Vivimos con la impaciencia como hábito. En este mundo del “todo ahora”, donde un clic nos trae la compra a casa en horas y donde las redes sociales nos enseñan vidas editadas en segundos, hemos perdido el valor de esperar. Y en verano, cuando salimos a disfrutar de una comida o una cena en una terraza frente al mar, esa impaciencia se convierte en impiedad. Basta que pasen cinco minutos sin que nos tomen nota para que empecemos a bufar. Diez, y ya estamos escribiendo una reseña mental que luego se publicará en voz alta en Google.

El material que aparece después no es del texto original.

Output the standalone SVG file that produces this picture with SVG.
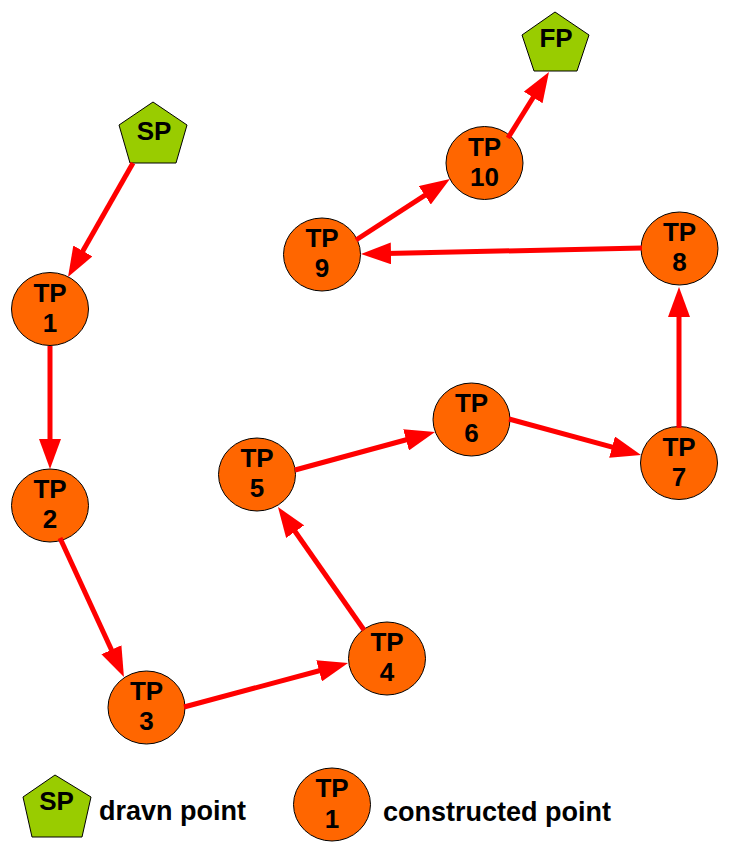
<svg xmlns="http://www.w3.org/2000/svg" width="729" height="851" viewBox="0 0 729 851">
<style>
.tp{fill:#FF6600;stroke:#000;stroke-width:1}
.pt{fill:#99CC00;stroke:#000;stroke-width:1}
.lbl{font-family:"Liberation Sans",Arial,sans-serif;font-weight:bold;font-size:26px;fill:#000;text-anchor:middle}
.leg{font-family:"Liberation Sans",Arial,sans-serif;font-weight:bold;font-size:27px;fill:#000}
.con{stroke:#FF0000;stroke-width:5;fill:none;marker-end:url(#ah)}
</style>
<defs>
<marker id="ah" markerUnits="userSpaceOnUse" markerWidth="30" markerHeight="22" viewBox="0 0 30 22" refX="5" refY="11" orient="auto">
<path d="M0,0 L30,11 L0,22 Z" fill="#FF0000"/>
</marker>
</defs>
<rect width="729" height="851" fill="#fff"/>
<g id="SP"><polygon class="pt" points="153,102 187,125 176,163 130,163 119,125"/><text class="lbl" x="154" y="140">SP</text></g>
<g id="FP"><polygon class="pt" points="555,12 589,35 577,71 534,71 522,35"/><text class="lbl" x="556" y="47">FP</text></g>
<g id="TP1"><ellipse class="tp" cx="50" cy="309" rx="38.5" ry="36.5"/><text class="lbl" x="50" y="302">TP</text><text class="lbl" x="50" y="332">1</text></g>
<g id="TP2"><ellipse class="tp" cx="50" cy="505.5" rx="38.5" ry="36.5"/><text class="lbl" x="50" y="498">TP</text><text class="lbl" x="50" y="528">2</text></g>
<g id="TP3"><ellipse class="tp" cx="146.5" cy="707.5" rx="38.5" ry="36.5"/><text class="lbl" x="146.5" y="700">TP</text><text class="lbl" x="146.5" y="730">3</text></g>
<g id="TP4"><ellipse class="tp" cx="387" cy="658.5" rx="38.5" ry="36.5"/><text class="lbl" x="387" y="651">TP</text><text class="lbl" x="387" y="681">4</text></g>
<g id="TP5"><ellipse class="tp" cx="257" cy="474.5" rx="38.5" ry="36.5"/><text class="lbl" x="257" y="467">TP</text><text class="lbl" x="257" y="497">5</text></g>
<g id="TP6"><ellipse class="tp" cx="471.5" cy="419.5" rx="38.5" ry="36.5"/><text class="lbl" x="471.5" y="412">TP</text><text class="lbl" x="471.5" y="442">6</text></g>
<g id="TP7"><ellipse class="tp" cx="679" cy="463" rx="38.5" ry="36.5"/><text class="lbl" x="679" y="455.5">TP</text><text class="lbl" x="679" y="485.5">7</text></g>
<g id="TP8"><ellipse class="tp" cx="679.5" cy="248.5" rx="38.5" ry="36.5"/><text class="lbl" x="679.5" y="241">TP</text><text class="lbl" x="679.5" y="271">8</text></g>
<g id="TP9"><ellipse class="tp" cx="322" cy="254.5" rx="38.5" ry="36.5"/><text class="lbl" x="322" y="247">TP</text><text class="lbl" x="322" y="277">9</text></g>
<g id="TP10"><ellipse class="tp" cx="484.5" cy="163" rx="38.5" ry="36.5"/><text class="lbl" x="484.5" y="155.5">TP</text><text class="lbl" x="484.5" y="185.5">10</text></g>
<g id="connectors">
<line class="con" x1="133" y1="163" x2="80.4" y2="255.3"/>
<line class="con" x1="50" y1="346" x2="50" y2="444"/>
<line class="con" x1="60" y1="538" x2="113.5" y2="654.3"/>
<line class="con" x1="184" y1="707" x2="323.9" y2="669.5"/>
<line class="con" x1="364" y1="630" x2="292.3" y2="527.5"/>
<line class="con" x1="295" y1="470" x2="410.9" y2="438.5"/>
<line class="con" x1="509" y1="419" x2="616.9" y2="448.4"/>
<line class="con" x1="679" y1="428" x2="679" y2="312"/>
<line class="con" x1="642" y1="248" x2="386" y2="253.5"/>
<line class="con" x1="356" y1="240" x2="429" y2="192.6"/>
<line class="con" x1="508" y1="138" x2="535.8" y2="93.2"/>
</g>
<g id="legend-drawn"><polygon class="pt" points="55,775 91,797 82,837 32,837 23,797"/><text class="lbl" x="56.5" y="810">SP</text><text class="leg" x="99" y="820">dravn point</text></g>
<g id="legend-constructed"><ellipse class="tp" cx="332" cy="804.5" rx="38.5" ry="36.5"/><text class="lbl" x="332" y="797">TP</text><text class="lbl" x="332" y="828">1</text><text class="leg" x="383" y="821">constructed point</text></g>
</svg>
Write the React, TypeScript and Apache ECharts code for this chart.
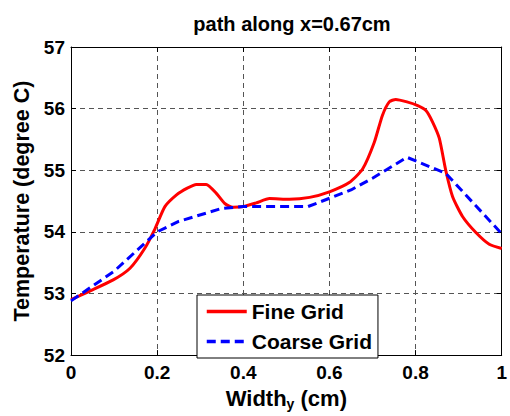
import React, { useEffect, useRef } from "react";
import * as echarts from "echarts";

const fineX = [0, 0.044, 0.098, 0.137, 0.171, 0.195, 0.218, 0.245, 0.27, 0.291, 0.314, 0.338, 0.357, 0.376, 0.4, 0.43, 0.461, 0.507, 0.554, 0.6, 0.646, 0.677, 0.704, 0.723, 0.739, 0.754, 0.78, 0.805, 0.824, 0.839, 0.855, 0.87, 0.886, 0.909, 0.94, 0.971, 1.0];
const fineY = [52.9, 53.04, 53.22, 53.41, 53.73, 54.05, 54.41, 54.6, 54.71, 54.77, 54.77, 54.62, 54.46, 54.4, 54.41, 54.47, 54.54, 54.53, 54.56, 54.65, 54.8, 55.02, 55.45, 55.89, 56.11, 56.15, 56.11, 56.05, 55.97, 55.79, 55.52, 55.0, 54.57, 54.25, 53.99, 53.8, 53.73];

const coarseX = [0, 0.1, 0.2, 0.25, 0.35, 0.4, 0.55, 0.65, 0.7, 0.78, 0.87, 1.0];
const coarseY = [52.88, 53.36, 54.0, 54.17, 54.38, 54.41, 54.41, 54.68, 54.87, 55.21, 54.95, 53.97];

const seriesNames = ["Fine Grid", "Coarse Grid"];
const titleText = "path along x=0.67cm";
const xName = "Width{sub|y} (cm)";
const yName = "Temperature (degree C)";

const FONT = "'Liberation Sans', Arial, sans-serif";

export default function App() {
  const ref = useRef<HTMLDivElement>(null);
  useEffect(() => {
    if (!ref.current) return;
    const chart = echarts.init(ref.current, undefined, { renderer: "svg" });
    const gridLine = { show: true, lineStyle: { color: "#555", width: 1, type: [5, 4] as any } };
    const tick = { show: true, inside: true, length: 5, lineStyle: { color: "#000", width: 1 } };
    const axisLine = { show: true, onZero: false, lineStyle: { color: "#000", width: 1 } };
    const labelStyle = { color: "#000", fontFamily: FONT, fontWeight: "bold" as const, fontSize: 19 };
    chart.setOption({
      animation: false,
      backgroundColor: "#fff",
      title: {
        text: titleText,
        left: 287,
        top: 9,
        textAlign: "center",
        textStyle: { color: "#000", fontFamily: FONT, fontWeight: "bold", fontSize: 20 },
      },
      grid: { left: 71, right: 7, top: 47, bottom: 54, containLabel: false },
      legend: {
        data: seriesNames,
        orient: "vertical",
        left: 197,
        top: 295,
        itemWidth: 40,
        itemHeight: 20,
        itemGap: 9,
        padding: [6, 6, 6, 8],
        backgroundColor: "#fff",
        borderColor: "#000",
        borderWidth: 1,
        borderRadius: 0,
        itemStyle: { opacity: 0 },
        lineStyle: { opacity: 1, width: 3.5, cap: "butt" },
        textStyle: { color: "#000", fontFamily: FONT, fontWeight: "bold", fontSize: 21, lineHeight: 20 },
      },
      xAxis: [
        {
          type: "value",
          min: 0,
          max: 1,
          interval: 0.2,
          name: xName,
          nameLocation: "middle",
          nameGap: 27,
          nameTextStyle: {
            color: "#000",
            fontFamily: FONT,
            fontWeight: "bold",
            fontSize: 22,
            rich: {
              sub: { fontFamily: FONT, fontWeight: "bold", fontSize: 14, color: "#000", padding: [12, 0, 0, 0] },
            },
          },
          axisLine,
          axisTick: tick,
          splitLine: gridLine,
          axisLabel: {
            ...labelStyle,
            margin: 8,
            formatter: (v: number) => (v === 0 ? "0" : v === 1 ? "1" : v.toFixed(1)),
          },
        },
        {
          type: "value",
          position: "top",
          min: 0,
          max: 1,
          interval: 0.2,
          axisLine,
          axisTick: tick,
          splitLine: { show: false },
          axisLabel: { show: false },
        },
      ],
      yAxis: [
        {
          type: "value",
          min: 52,
          max: 57,
          interval: 1,
          name: yName,
          nameLocation: "middle",
          nameGap: 37,
          nameTextStyle: { color: "#000", fontFamily: FONT, fontWeight: "bold", fontSize: 21.5 },
          axisLine,
          axisTick: tick,
          splitLine: gridLine,
          axisLabel: { ...labelStyle, margin: 6 },
        },
        {
          type: "value",
          position: "right",
          min: 52,
          max: 57,
          interval: 1,
          axisLine,
          axisTick: tick,
          splitLine: { show: false },
          axisLabel: { show: false },
        },
      ],
      series: [
        {
          name: seriesNames[0],
          type: "line",
          data: fineX.map((x, i) => [x, fineY[i]]),
          symbol: "none",
          smooth: 0.2,
          lineStyle: { color: "#ff0000", width: 3 },
          itemStyle: { color: "#ff0000" },
          z: 3,
        },
        {
          name: seriesNames[1],
          type: "line",
          data: coarseX.map((x, i) => [x, coarseY[i]]),
          symbol: "none",
          lineStyle: { color: "#0000ff", width: 3, type: [9, 5] as any, cap: "butt" },
          itemStyle: { color: "#0000ff" },
          z: 4,
        },
      ],
    });
    return () => chart.dispose();
  }, []);
  return (
    <div
      ref={ref}
      style={{ position: "fixed", left: 0, top: 0, width: 510, height: 416, background: "#fff" }}
    />
  );
}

Pero ¿realmente estamos esperando demasiado? ¿O hemos dejado de observar lo que ocurre a nuestro alrededor?
Porque no es lo mismo que un camarero esté en la barra, charlando con su compañero mientras el comedor se llena, que ver a una profesional de sala corriendo, literalmente, con tres platos en el brazo y la bandeja en alto mientras sonríe a una familia que le pregunta si tienen menú infantil. No es lo mismo ver a un joven revisando su Instagram junto a la cafetera, que a otro compañero que no ha parado ni para beber agua desde hace tres horas, y que a pesar del calor y la presión, todavía logra preguntarte si todo está a tu gusto con una sonrisa.
Hemos dejado de mirar con empatía
No estoy diciendo que no exista el mal servicio: claro que lo hay. Existen establecimientos donde el desinterés se huele antes que el aroma del pan caliente. Pero no se puede juzgar con la misma vara a todos los profesionales que sostienen la experiencia gastronómica con el sudor en la frente y los pies doloridos.
La restauración en verano es un terreno extremo. Turnos infinitos, clientes que duplican la capacidad habitual, personal de refuerzo sin experiencia, cocinas al límite de producción… ¿De verdad creemos que un camarero nos ignora porque sí? ¿O es que estamos tan centrados en nuestra percepción como comensales que no vemos todo lo que se está haciendo para atendernos?
También hay culpa en los móviles
Sí, hay camareros que usan su teléfono en horario de trabajo, y eso es imperdonable. No por el uso en sí, sino porque rompe con el compromiso del oficio, con esa parte invisible de hospitalidad que hace que el cliente se sienta cuidado. Pero también hay clientes que interrumpen a los camareros mientras están tomando nota en otra mesa, que hacen stories eternos sin dejar servir el plato, o que cambian de opinión tres veces sobre el punto de cocción.
La atención va en dos direcciones. Y muchas veces, quien más exige es quien menos ofrece.
Paciencia, humanidad, respeto. Tres palabras que deberíamos rescatar de nuestro diccionario emocional. Porque la hostelería es un sector de personas para personas. Y aunque las prisas manden en nuestra vida diaria, no deberíamos llevarlas a la mesa. Comer fuera es, o debería ser, una pausa. Una celebración, un refugio, una experiencia. Y eso implica tiempo. El de la cocina, el del servicio, el de los detalles.
Criticar el mal servicio es legítimo. Pero desquitarse con quien está dando lo mejor de sí en condiciones extremas es injusto. A veces, solo hace falta mirar a los ojos de quien nos atiende para entender que está haciendo su parte, y más.
Así que la próxima vez que esperes tu cerveza, tu ensalada o tu cuenta, pregúntate si estás realmente siendo ignorado… o si simplemente estás viviendo en un mundo que ha dejado de saber esperar.